● Task inputs:
════════════════
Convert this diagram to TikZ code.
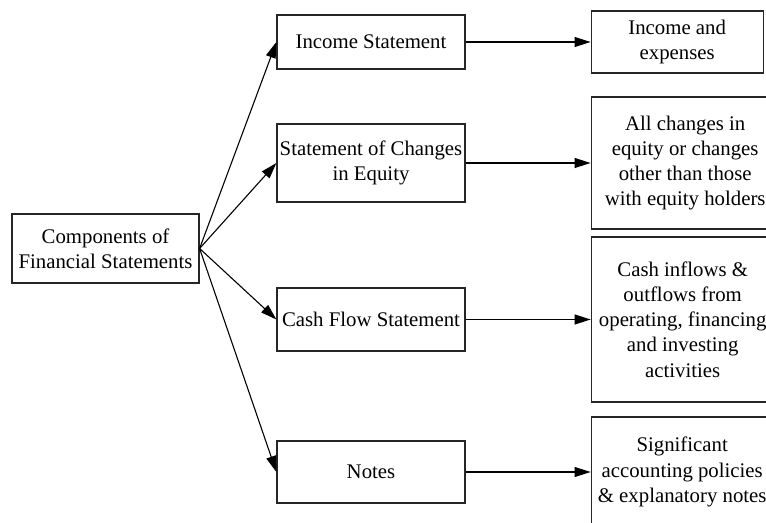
════════════════
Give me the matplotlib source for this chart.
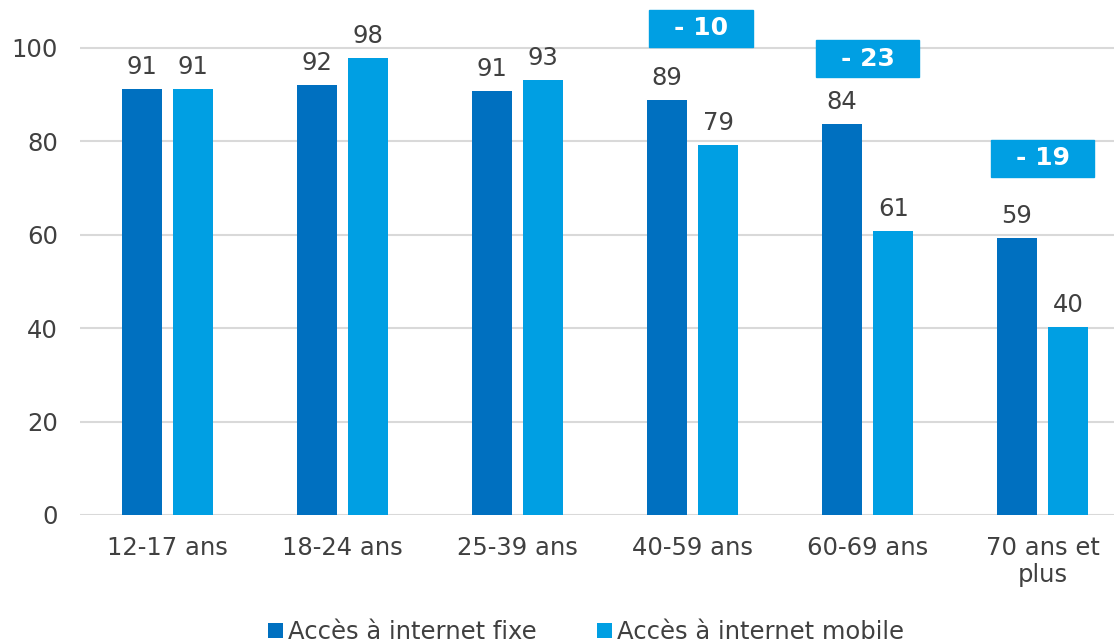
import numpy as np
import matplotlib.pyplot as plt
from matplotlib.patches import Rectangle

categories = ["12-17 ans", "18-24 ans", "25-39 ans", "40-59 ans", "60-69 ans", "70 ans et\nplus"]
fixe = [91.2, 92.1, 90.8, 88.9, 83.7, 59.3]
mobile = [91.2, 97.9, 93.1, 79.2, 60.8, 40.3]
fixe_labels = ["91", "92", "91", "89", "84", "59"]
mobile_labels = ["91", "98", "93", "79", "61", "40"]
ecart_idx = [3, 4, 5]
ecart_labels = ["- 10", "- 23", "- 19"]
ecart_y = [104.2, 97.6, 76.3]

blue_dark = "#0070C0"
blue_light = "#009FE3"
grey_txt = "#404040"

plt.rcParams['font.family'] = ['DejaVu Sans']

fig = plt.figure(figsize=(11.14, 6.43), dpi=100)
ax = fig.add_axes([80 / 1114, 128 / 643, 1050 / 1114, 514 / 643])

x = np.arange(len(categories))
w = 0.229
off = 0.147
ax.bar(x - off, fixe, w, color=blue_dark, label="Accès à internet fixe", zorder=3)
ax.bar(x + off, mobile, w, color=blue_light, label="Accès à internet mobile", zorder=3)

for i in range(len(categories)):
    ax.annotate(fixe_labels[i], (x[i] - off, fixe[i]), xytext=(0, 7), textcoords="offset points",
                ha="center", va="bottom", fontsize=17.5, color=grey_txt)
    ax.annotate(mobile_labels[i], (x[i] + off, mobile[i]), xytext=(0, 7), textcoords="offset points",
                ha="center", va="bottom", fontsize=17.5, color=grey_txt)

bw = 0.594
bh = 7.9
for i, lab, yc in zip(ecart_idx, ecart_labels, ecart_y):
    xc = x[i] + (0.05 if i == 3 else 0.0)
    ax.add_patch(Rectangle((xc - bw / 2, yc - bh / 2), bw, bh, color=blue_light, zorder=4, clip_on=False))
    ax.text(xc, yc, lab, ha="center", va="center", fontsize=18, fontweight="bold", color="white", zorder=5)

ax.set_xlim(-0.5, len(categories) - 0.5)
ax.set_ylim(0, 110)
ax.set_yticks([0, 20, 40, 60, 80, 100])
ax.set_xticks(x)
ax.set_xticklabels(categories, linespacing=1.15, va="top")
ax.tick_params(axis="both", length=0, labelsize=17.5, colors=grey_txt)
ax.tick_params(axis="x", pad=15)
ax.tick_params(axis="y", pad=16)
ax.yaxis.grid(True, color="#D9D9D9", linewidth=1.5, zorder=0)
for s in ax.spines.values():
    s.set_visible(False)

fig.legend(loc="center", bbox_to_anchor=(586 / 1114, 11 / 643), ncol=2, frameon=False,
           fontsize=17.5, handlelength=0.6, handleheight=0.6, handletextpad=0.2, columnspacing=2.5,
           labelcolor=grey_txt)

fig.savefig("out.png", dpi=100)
════════════════
● Task description: Nothing but the lines from the one with "Give me the matplotlib source for this chart." through the one with "from matplotlib.patches import Rectangle" is to be copied, exactly and ends included. Leave pictures out.

● Exercise output:
Give me the matplotlib source for this chart.
import numpy as np
import matplotlib.pyplot as plt
from matplotlib.patches import Rectangle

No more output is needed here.